WORK TO COMPLETE:
Retype every line from the start of the data down to and including the line with "const legendStep = 28.2;". Skip the pictures.

RECORDED INFORMATION:
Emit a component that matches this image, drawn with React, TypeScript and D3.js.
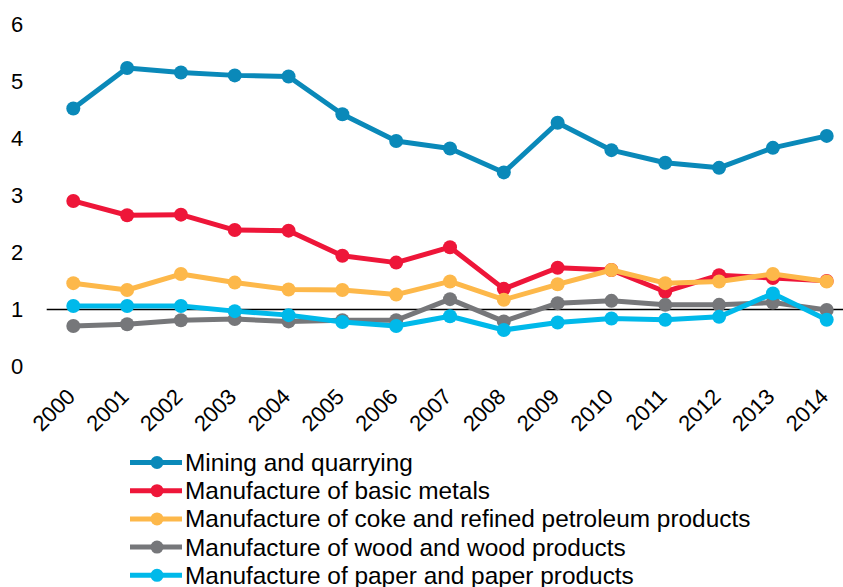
import React, { useEffect } from "react";
import * as d3 from "d3";

const years = ["2000","2001","2002","2003","2004","2005","2006","2007","2008","2009","2010","2011","2012","2013","2014"];
const yTicks = [0, 1, 2, 3, 4, 5, 6];

const mining = [4.52, 5.23, 5.15, 5.10, 5.08, 4.42, 3.95, 3.82, 3.40, 4.27, 3.79, 3.57, 3.48, 3.83, 4.04];
const basicMetals = [2.90, 2.65, 2.66, 2.39, 2.38, 1.94, 1.82, 2.09, 1.36, 1.73, 1.69, 1.31, 1.60, 1.55, 1.50];
const coke = [1.46, 1.34, 1.62, 1.47, 1.35, 1.34, 1.26, 1.49, 1.17, 1.44, 1.69, 1.46, 1.49, 1.62, 1.49];
const wood = [0.71, 0.74, 0.81, 0.83, 0.79, 0.81, 0.81, 1.18, 0.79, 1.11, 1.15, 1.08, 1.08, 1.12, 0.99];
const paper = [1.06, 1.06, 1.06, 0.97, 0.90, 0.78, 0.71, 0.88, 0.64, 0.77, 0.84, 0.82, 0.87, 1.28, 0.82];

const seriesNames = [
  "Mining and quarrying",
  "Manufacture of basic metals",
  "Manufacture of coke and refined petroleum products",
  "Manufacture of wood and wood products",
  "Manufacture of paper and paper products",
];
const seriesValues = [mining, basicMetals, coke, wood, paper];
const seriesColors = ["#0A89B9", "#EE1639", "#FDB84A", "#76777A", "#00B9EA"];

const W = 843;
const H = 587;
const FONT = "'Liberation Sans', Arial, Helvetica, sans-serif";

export default function App() {
  useEffect(() => {
    document.body.style.margin = "0";
  }, []);

  const x = d3.scalePoint<string>().domain(years).range([73.3, 826.7]);
  const y = d3.scaleLinear().domain([0, 6]).range([366.5, 24]);
  const line = d3
    .line<number>()
    .x((_, i) => x(years[i]) as number)
    .y((d) => y(d));

  const legendX0 = 130;
  const legendX1 = 182;
  const legendY0 = 462.5;
  const legendStep = 28.2;

  return (
    <svg width={W} height={H} style={{ display: "block", position: "absolute", left: 0, top: 0 }} fontFamily={FONT}>
      <rect width={W} height={H} fill="#ffffff" />
      {yTicks.map((t) => (
        <text key={t} x={11} y={y(t)} dy="0.35em" fontSize={22} fill="#000">
          {t}
        </text>
      ))}
      <line x1={46.7} x2={W} y1={y(1)} y2={y(1)} stroke="#000" strokeWidth={1.5} />
      {seriesValues.map((vals, si) => (
        <g key={si}>
          <path d={line(vals) || ""} fill="none" stroke={seriesColors[si]} strokeWidth={5} strokeLinejoin="round" />
          {vals.map((v, i) => (
            <circle key={i} cx={x(years[i]) as number} cy={y(v)} r={7} fill={seriesColors[si]} />
          ))}
        </g>
      ))}
      {years.map((yr) => (
        <text
          key={yr}
          transform={`translate(${(x(yr) as number) + 3},${398}) rotate(-45)`}
          textAnchor="end"
          fontSize={22}
          fill="#000"
        >
          {yr}
        </text>
      ))}
      {seriesNames.map((name, si) => {
        const cy = legendY0 + si * legendStep;
        return (
          <g key={name}>
            <line x1={legendX0} x2={legendX1} y1={cy} y2={cy} stroke={seriesColors[si]} strokeWidth={5} />
            <circle cx={(legendX0 + legendX1) / 2 + 1} cy={cy} r={6.5} fill={seriesColors[si]} />
            <text x={185} y={cy + 8.5} fontSize={24.4} fill="#000">
              {name}
            </text>
          </g>
        );
      })}
    </svg>
  );
}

RESULT OF THE TASK:
Emit a component that matches this image, drawn with React, TypeScript and D3.js.
import React, { useEffect } from "react";
import * as d3 from "d3";

const years = ["2000","2001","2002","2003","2004","2005","2006","2007","2008","2009","2010","2011","2012","2013","2014"];
const yTicks = [0, 1, 2, 3, 4, 5, 6];

const mining = [4.52, 5.23, 5.15, 5.10, 5.08, 4.42, 3.95, 3.82, 3.40, 4.27, 3.79, 3.57, 3.48, 3.83, 4.04];
const basicMetals = [2.90, 2.65, 2.66, 2.39, 2.38, 1.94, 1.82, 2.09, 1.36, 1.73, 1.69, 1.31, 1.60, 1.55, 1.50];
const coke = [1.46, 1.34, 1.62, 1.47, 1.35, 1.34, 1.26, 1.49, 1.17, 1.44, 1.69, 1.46, 1.49, 1.62, 1.49];
const wood = [0.71, 0.74, 0.81, 0.83, 0.79, 0.81, 0.81, 1.18, 0.79, 1.11, 1.15, 1.08, 1.08, 1.12, 0.99];
const paper = [1.06, 1.06, 1.06, 0.97, 0.90, 0.78, 0.71, 0.88, 0.64, 0.77, 0.84, 0.82, 0.87, 1.28, 0.82];

const seriesNames = [
  "Mining and quarrying",
  "Manufacture of basic metals",
  "Manufacture of coke and refined petroleum products",
  "Manufacture of wood and wood products",
  "Manufacture of paper and paper products",
];
const seriesValues = [mining, basicMetals, coke, wood, paper];
const seriesColors = ["#0A89B9", "#EE1639", "#FDB84A", "#76777A", "#00B9EA"];

const W = 843;
const H = 587;
const FONT = "'Liberation Sans', Arial, Helvetica, sans-serif";

export default function App() {
  useEffect(() => {
    document.body.style.margin = "0";
  }, []);

  const x = d3.scalePoint<string>().domain(years).range([73.3, 826.7]);
  const y = d3.scaleLinear().domain([0, 6]).range([366.5, 24]);
  const line = d3
    .line<number>()
    .x((_, i) => x(years[i]) as number)
    .y((d) => y(d));

  const legendX0 = 130;
  const legendX1 = 182;
  const legendY0 = 462.5;
  const legendStep = 28.2;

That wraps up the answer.